I love my finished pillowcase and have begun a second one for my husband. It was a bit of work, but nothing mind bending or difficult - just work. I decided to machine quilt it partly because I was interested in having the entire piece machine made and partly because I wanted the durability of machine quilting since I'll be washing/drying this weekly, unlike most quilts.
If you're just joining us, I introduced piecing Grandmother's Flower Garden blocks in this post and started the quilted pillowcase last week in this post. If you're new to quilting, I cover beginning quilting here.
Last week, I sewed my flower blocks together to make a large piece of fabric.
1. Layer the pieced fabric with a low loft batting and a lining (I used muslin).
2. Quilt by sewing just inside the seam on each edge of every hexagon. DO NOT quilt any hexagon that is on an edge - any hexagon that doesn't have another hexagon attached to each side of it. You'll be joining this fabric into a tube and need to have these edges unquilted.
3. When you are finished quilting each hexagon (except for the edge hexagons), pin the batting and lining fabric back away from the two edges that will be joined to make a tube (side A to side A on last week's diagram).
4. Join the edge hexagons on the two side A's together to make one continuous tube of fabric.

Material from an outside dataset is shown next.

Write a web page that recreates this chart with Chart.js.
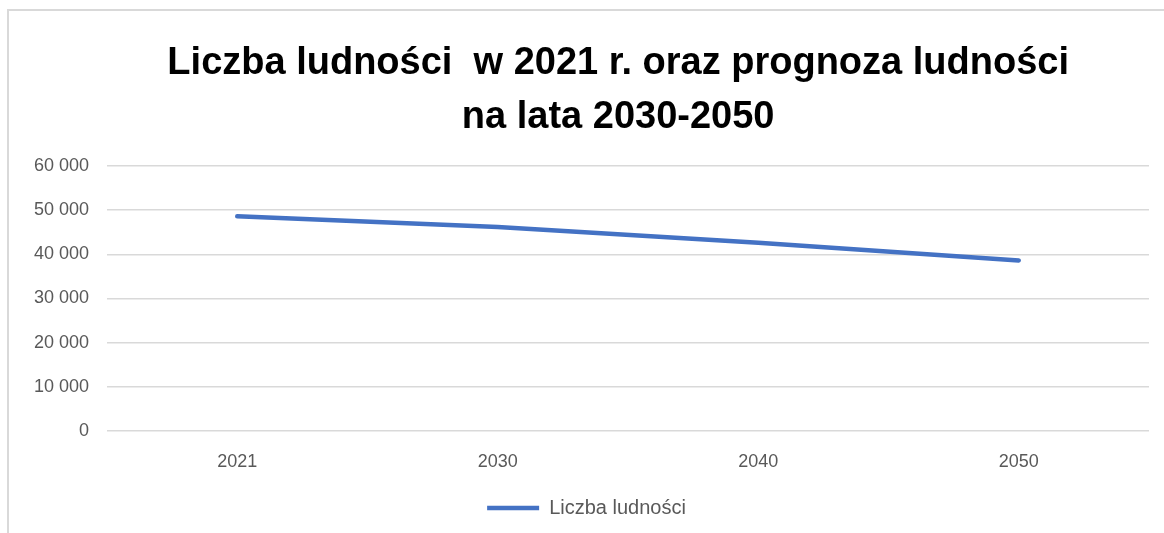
<!DOCTYPE html>
<html>
<head>
<meta charset="utf-8">
<script src="https://cdn.jsdelivr.net/npm/chart.js@4"></script>
<style>
  html, body { margin: 0; padding: 0; background: #fff; }
  #wrap { position: relative; width: 1164px; height: 533px; }
</style>
</head>
<body>
<div id="wrap"><canvas id="c" width="1164" height="533"></canvas></div>
<script>
const years = ['2021', '2030', '2040', '2050'];
const population = [48600, 46200, 42600, 38600];
const titleLines = ['Liczba ludności  w 2021 r. oraz prognoza ludności', 'na lata 2030-2050'];
const seriesName = 'Liczba ludności';
const yTicksMax = 60000;
const yTickStep = 10000;

function fmt(v) { return String(v).replace(/\B(?=(\d{3})+(?!\d))/g, ' '); }

const borderPlugin = {
  id: 'frame',
  beforeDraw(chart) {
    const ctx = chart.ctx;
    ctx.save();
    ctx.fillStyle = '#ffffff';
    ctx.fillRect(0, 0, chart.width, chart.height);
    ctx.strokeStyle = '#d9d9d9';
    ctx.lineWidth = 2;
    ctx.beginPath();
    ctx.moveTo(8, chart.height);
    ctx.lineTo(8, 10);
    ctx.lineTo(chart.width, 10);
    ctx.stroke();
    ctx.restore();
  }
};

new Chart(document.getElementById('c'), {
  type: 'line',
  data: {
    labels: years,
    datasets: [{
      label: seriesName,
      data: population,
      borderColor: '#4472C4',
      backgroundColor: '#4472C4',
      borderWidth: 4.5,
      borderCapStyle: 'round',
      borderJoinStyle: 'round',
      pointRadius: 0,
      pointHoverRadius: 0,
      pointStyle: 'line',
      tension: 0,
      fill: false
    }]
  },
  options: {
    responsive: false,
    animation: false,
    devicePixelRatio: 1,
    layout: { padding: { left: 24, right: 15, top: 0, bottom: 5 } },
    plugins: {
      title: {
        display: true,
        text: titleLines.map(t => '      ' + t),
        color: '#000000',
        font: { family: 'Liberation Sans', size: 38, weight: 'bold', lineHeight: 1.42 },
        padding: { top: 37, bottom: 21 }
      },
      legend: {
        display: true,
        position: 'bottom',
        labels: {
          usePointStyle: true,
          pointStyleWidth: 52,
          boxHeight: 4,
          color: '#595959',
          font: { family: 'Liberation Sans', size: 20 },
          padding: 10
        }
      },
      tooltip: { enabled: false }
    },
    scales: {
      x: {
        offset: true,
        grid: { display: false },
        border: { display: false },
        ticks: {
          color: '#595959',
          font: { family: 'Liberation Sans', size: 18 },
          padding: 12
        },
        afterFit(scale) { scale.height = 57; }
      },
      y: {
        min: 0,
        max: yTicksMax,
        grid: { color: '#d9d9d9', lineWidth: 1.5, drawTicks: false },
        border: { display: false },
        ticks: {
          stepSize: yTickStep,
          color: '#595959',
          font: { family: 'Liberation Sans', size: 18 },
          padding: 18,
          callback: (v) => fmt(v)
        },
        afterFit(scale) { scale.width = 83; }
      }
    }
  },
  plugins: [borderPlugin]
});
</script>
</body>
</html>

5. Turn the tube inside out.
6. Take out the pins that were holding the batting and lining back. Trim the batting so that the edges just touch each other. Try for no overlap. Hand sew the edges together (just touching) in a whip stitch.
7. Pin the lining together over the batting so that the pins are right at the bottom where the lining meets the quilted fabric and batting.

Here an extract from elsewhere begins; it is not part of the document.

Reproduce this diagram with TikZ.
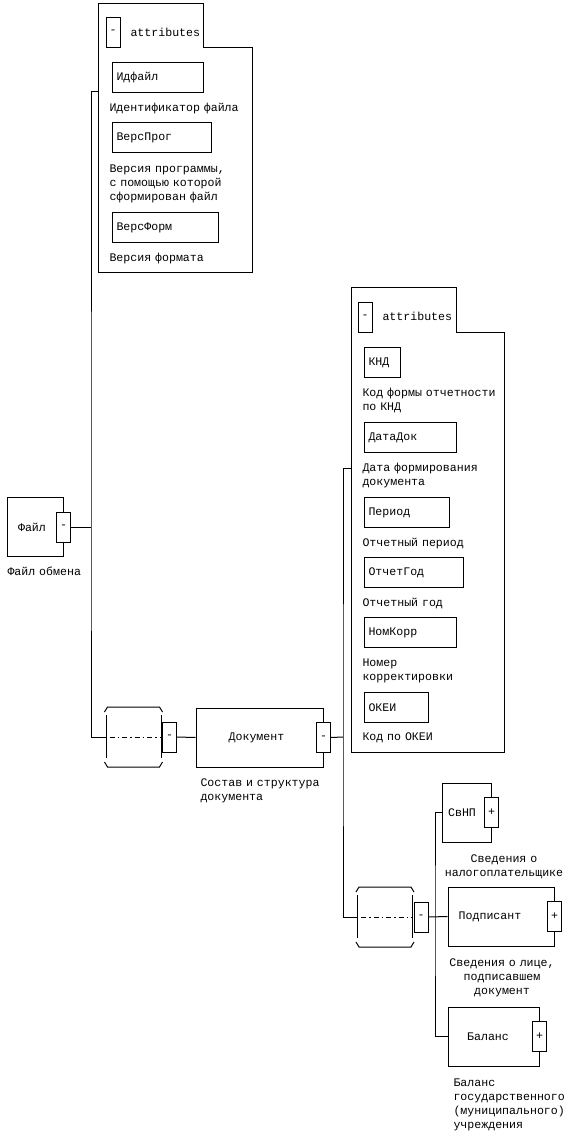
\documentclass[tikz,border=0pt]{standalone}
\usepackage{fontspec}
\setmainfont{Liberation Mono}
\usetikzlibrary{positioning}
\tikzset{
  elem/.style={rectangle, draw, inner sep=0pt, minimum height=59pt},
  attr/.style={rectangle, draw, anchor=north west, minimum height=30pt,
    inner xsep=4pt, inner ysep=0pt, text width=#1-8, align=left},
  pm/.style={rectangle, draw, fill=white, minimum width=14pt,
    minimum height=30pt, inner sep=0pt},
  desc/.style={anchor=base west, inner sep=0pt, text width=150pt, align=left},
  cdesc/.style={anchor=base, inner sep=0pt, text width=130pt, align=center},
  tabtxt/.style={anchor=base west, inner sep=0pt},
  seqc/.pic={
    \draw (-29,-25) -- (-26,-30) -- (26,-30) -- (29,-25);
    \draw (-29,25) -- (-26,30) -- (26,30) -- (29,25);
    \draw (-27.5,-22) -- (-27.5,21) (27.5,-22) -- (27.5,21);
    \draw[dash pattern=on 5pt off 3pt on 1.5pt off 3pt] (-24,0) -- (27.5,0);
    \coordinate (-in) at (-27.5,0);
    \node[pm, anchor=west] (-m) at (28.5,0) {-};
  }
}

\begin{document}
\begin{tikzpicture}[x=1pt, y=-1pt, line width=1pt,
    font=\fontsize{11.6}{14}\selectfont]
  \useasboundingbox (0,0) rectangle (570,1143);

  % attributes of Файл
  \draw (98,3) -- (203,3) -- (203,47) -- (252,47) -- (252,272) -- (98,272) -- cycle;
  \coordinate (atA) at (98,91);
  \node[pm] (atAm) at (113,32) {-};
  \node[tabtxt] at (130,36) {attributes};
  \node[attr=91] (idf) at (112,62) {Идфайл};
  \node[desc] at (109,111.5) {Идентификатор файла};
  \node[attr=99] (versprog) at (112,122) {ВерсПрог};
  \node[desc] at (109,172.5) {Версия программы,\\с помощью которой\\сформирован файл};
  \node[attr=106] (versform) at (112,212) {ВерсФорм};
  \node[desc] at (109,261.5) {Версия формата};

  % root
  \node[elem, minimum width=56pt] (file) at (35,527) {Файл\hspace*{6pt}};
  \node[pm] (filem) at (file.east) {-};
  \node[desc] at (7,575.5) {Файл обмена};

  \pic (s1) at (133.5,737) {seqc};

  \node[elem, minimum width=127pt] (doc) at (259.5,737.5) {Документ\hspace*{6pt}};
  \node[pm] (docm) at (doc.east) {-};
  \node[desc] at (200,786.5) {Состав и структура\\документа};

  % attributes of Документ
  \draw (351,287) -- (456,287) -- (456,332) -- (504,332) -- (504,752) -- (351,752) -- cycle;
  \coordinate (atB) at (351,468);
  \node[pm] (atBm) at (365,317) {-};
  \node[tabtxt] at (382,320) {attributes};
  \node[attr=36] (knd) at (364,347) {КНД};
  \node[desc] at (362,396.5) {Код формы отчетности\\по КНД};
  \node[attr=92] (datadok) at (364,422) {ДатаДок};
  \node[desc] at (362,471.5) {Дата формирования\\документа};
  \node[attr=85] (period) at (364,497) {Период};
  \node[desc] at (362,546.5) {Отчетный период};
  \node[attr=99] (otchgod) at (364,557) {ОтчетГод};
  \node[desc] at (362,606.5) {Отчетный год};
  \node[attr=92] (nomkorr) at (364,617) {НомКорр};
  \node[desc] at (362,666.5) {Номер\\корректировки};
  \node[attr=64] (okei) at (364,692) {ОКЕИ};
  \node[desc] at (362,740.5) {Код по ОКЕИ};

  \pic (s2) at (385,917) {seqc};

  \node[elem, minimum width=49pt] (svnp) at (466.5,812.5) {СвНП\hspace*{9pt}};
  \node[pm] (svnpm) at (svnp.east) {+};
  \node[cdesc] at (504,862.5) {Сведения о\\налогоплательщике};
  \node[elem, minimum width=106pt] (podp) at (501,916.5) {Подписант\hspace*{22pt}};
  \node[pm] (podpm) at (podp.east) {+};
  \node[cdesc] at (502,966.5) {Сведения о лице,\\подписавшем\\документ};
  \node[elem, minimum width=91pt] (bal) at (493.5,1036.5) {Баланс\hspace*{11pt}};
  \node[pm] (balm) at (bal.east) {+};
  \node[desc] at (453,1086.5) {Баланс\\государственного\\(муниципального)\\учреждения};

  % connectors
  \coordinate (jA) at (91,527);
  \draw (filem.east) -- (jA);
  \draw (atA) -| (jA) |- (s1-in);
  \draw (s1-m.east) -- (doc.west);
  \coordinate (jB) at (343,737);
  \draw (docm.east) -- (jB);
  \draw (atB) -| (jB) |- (s2-in);
  \coordinate (jC) at (435,917);
  \draw (s2-m.east) -- (podp.west);
  \draw (svnp.west) -| (jC) |- (bal.west);
\end{tikzpicture}
\end{document}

8. Keeping the rest of the quilt free, sew a seam line along the pin line. Trim close to sewing and finish the edge with a zigzag stitch.
9. Turn the tube back to right side out and quilt the line of hexagons that you pieced together last, beginning at the middle and working to each side. This part is a bit physically difficult because of having to keep the rest of the tube out of the way! You'll see why we didn't quilt the whole pillowcase when it was in its tube form.
Quilt the edge hexagons. Since we'll be trimming this piece you don't need to quilt the very top sides. I just do this in one continuous stitch line like in the photo below right.
10. Turn the tube inside out again. Pin one end of the tube together and draw a straight line (pencil is fine) along the edge where both sides meet. You'll have a lot of hexagons past this edge that don't meet up with hexagons from the other side. Sew a seam along this pencil line and trim close to sewing.
11. Measure a piece of eyelet lace the length around your pillowcase plus one inch. Since this seam will be very visible, we want to finish it. Put ends of right sides together and sew a 1/2 inch seam. Trim one side of the seam 1/4 inch. Turn the other side of the seam around the trimmed side and pin. Top stitch 1/4 inch from the seam.
12. Draw another line on the open end of your tube like you did on the other end. Cut along this line.
13. Pin right side of lace tube to right side of pillowcase and sew together.
14. Turn pillowcase right side out and top stitch on the lace 1/4 inch from the seam.
15. Press and you're finished!
These do take a bit of work, but I think they're so gorgeous that they're definitely worth it. And very cushy soft to sleep on!